Cookery-themed TV is undoubtedly a big deal — there are entire networks devoted to them — but they’re generally not seen as art, but as disposable, eternally disrespected filler for people stuck at home. Netflix have clearly been on a mission to redeem the form, between “Cooked” and flagship food show “Chef’s Table,” but while the latter’s a slight improvement on the former, it’s not yet reinvented culinary television. Hailing from “Jiro Dreams Of Sushi” director David Gelb, and very much in the mold of that earlier film, the show’s first season (a second is imminent, and two more have already been commissioned) looks at a different culinary superstar in every hour-long episode, from Michelin-starred Italian legend Massimo Bottura to sustainable Swedish genius Magnus Nilsson. Few are necessarily household names even to casual U.S. foodies, and the international focus of the picks is pleasing, avoiding some more famous and obvious picks in favor of inventive and little-known cooks. And it looks beautiful, with endless slo-mo shots of tantalizing food making it feel like a less murder-y episode of “Hannibal,” and foodies will undoubtedly get a kick out of the access to these cooks and their processes, painting them as true artists. But, so far, the picks have been rather insubstantial, if we’re being honest: not many of the subjects are terribly charismatic, and few of the films have a point of view beyond ‘look at this chef and their delicious and beautiful food.’ Those looking for food porn will be in heaven, but it feels a little like a flavored foam: pleasant enough, but dissipating pretty quickly when it isn’t paired with something more substantial. We’d recommend that foodies instead check out PBS’s “Mind Of A Chef,” which is available on Netflix and is done with a lot more wit and substance, even if it isn’t as picture-pretty.

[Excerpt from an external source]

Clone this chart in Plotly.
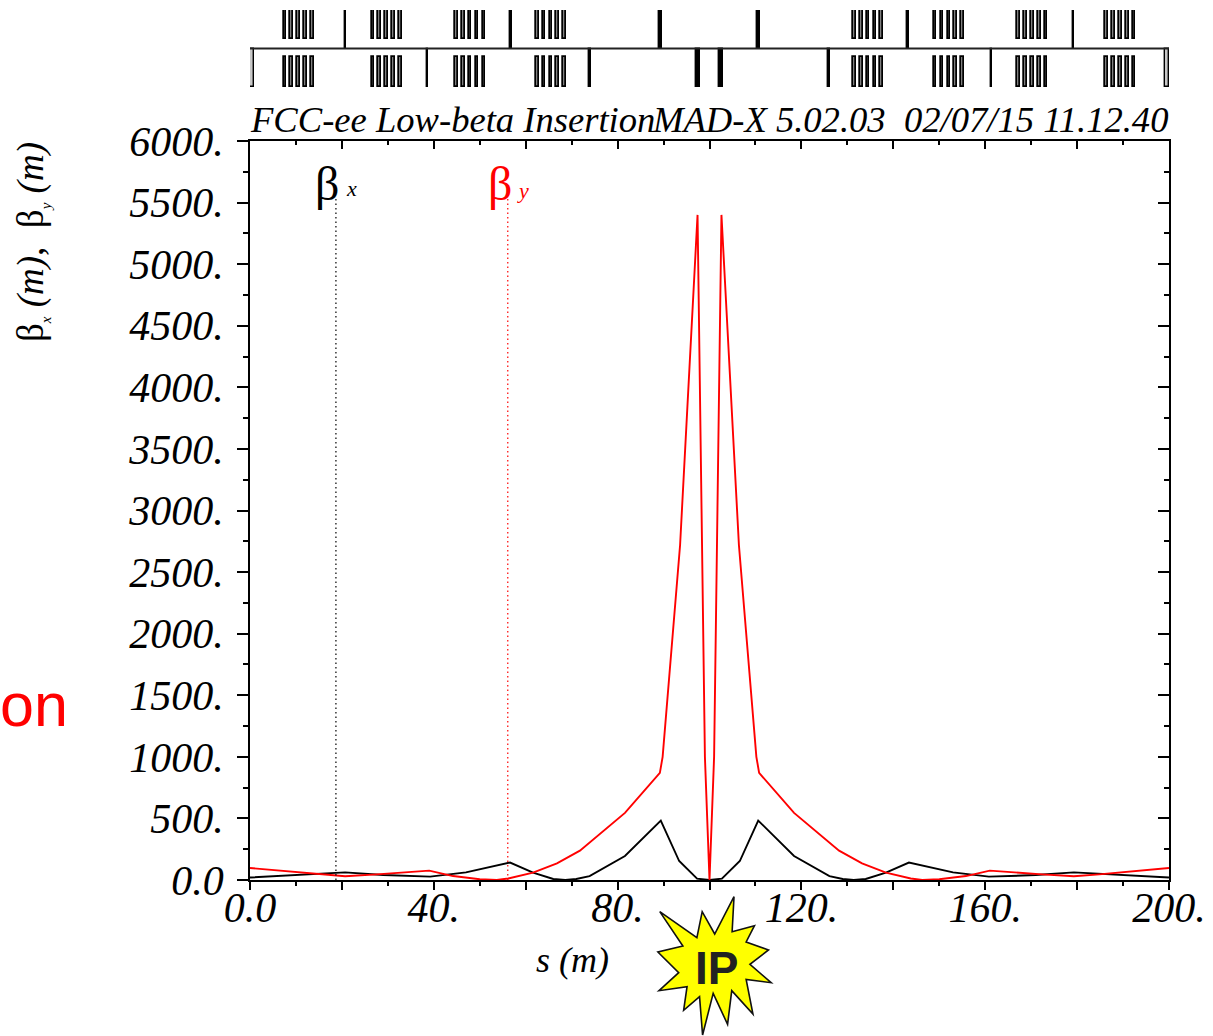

The Ranch Netflix Ashton Kutcher Danny Masterson Sam Elliot

17. “The Ranch”
Bowing just last month, “The Ranch” almost seems purpose-designed to be repellent to the blogerati: it’s almost defiantly uncool, with co-creator Don Reo having credits stretching back to “Laugh-In” and “Sanford & Son” (he also co-created “Blossom”), a firmly red-state setting, an unfashionable multi-cam setting, Ashton Kutcher in the lead role. But it’s also a rather pleasant surprise, a show that, though it has plenty of flaws, joins the recent like of “Mom,” “The Carmichael Show” and even “Horace & Pete” in something of a critical revival of the stagey multi-camera form. The premise doesn’t exactly reinvent the wheel, with Kutcher as a former college football player who moves back in to his family’s Colorado ranch with his father (Sam Elliott) and brother (Kutcher’s “That 70s Show” co-star Danny Masterson), while mother Maggie (Debra Winger) lives nearby. Like, say, “Fuller House,” this is a sitcom in the old-school, with a laugh track, pop-culture gags and innuendo. But the show uses the freedom of Netflix to give a little more room to breath (and add some swearing), with an unlikely psychological realism and low-key manner that’s rather disarming. At its best, the show’s sincerity about its characters and their lives (particularly when brought to life by Elliot and Winger, and an impressive dramatic turn from Kutcher), and its boldness in grappling with the subject of failure, something usually done in British comedy rather than American ones, make it feel surprising and distinctive. And while it frequently dips into its worst impulses, “Two And A Half Men” style leering or familiar set-up/punchline combos, its better qualities are more than enough to make it worth sampling at least.

F Is For Family Netflix Bill Burr16. “F is for Family”
Bill Burr‘s animated comedy is by no means bad, it just never quite manages to carve out a distinctive niche for itself. Despite a strong voice cast, including Burr himself, Laura Dern, Justin Long, Sam Rockwell and more, and an impressively hard-R approach to vulgarity, it has a mountain to scale to become a really vital addition to the already overpopulated category of “unprepossessingly animated suburban dysfunctional family sitcoms.” Its 1970s setting might seem at first to be its chief point of differentiation from the likes of “The Simpsons,” “Family Guy,” “Bob’s Burgers,” “King of the Hill,” and even Netflix’s own much better and more surreal “Bojack Horseman” but really its raison d’etre is to tear into “political correctness” in much the same way that Burr’s standup comedy does — though whether setting it in the unenlightened 1970s is a boon or a burden to that aim is unclear. It does mean however that it can boast some nice period trappings in new-fangled answerphones, Tupperware obsessions and swinging sex parties (held by Rockwell’s laid-back Adonis next-door neighbor). But the choleric main character, Frank, a balding loser with a short fuse whose children hate him, whose hot wife inexplicably adores him and whose job in airport baggage handling places him firmly on the lower rungs of the middle class American lifestyle ladder, just feels too like an established archetype to get that exicted by (though it’s nice to watch cartoons chain smoke, it’s true).Occasionally touching, sometimes amusing, mostly it’s overfamiliar to the point that we wonder if Burr has inadvertently bolstered the PC movement he’s so set against: the overriding question “F is for Family” leaves us with is “Did we really need another show designed, however self-deprecatingly, to tell this particular aging-white-guy-ordinary-joe story?”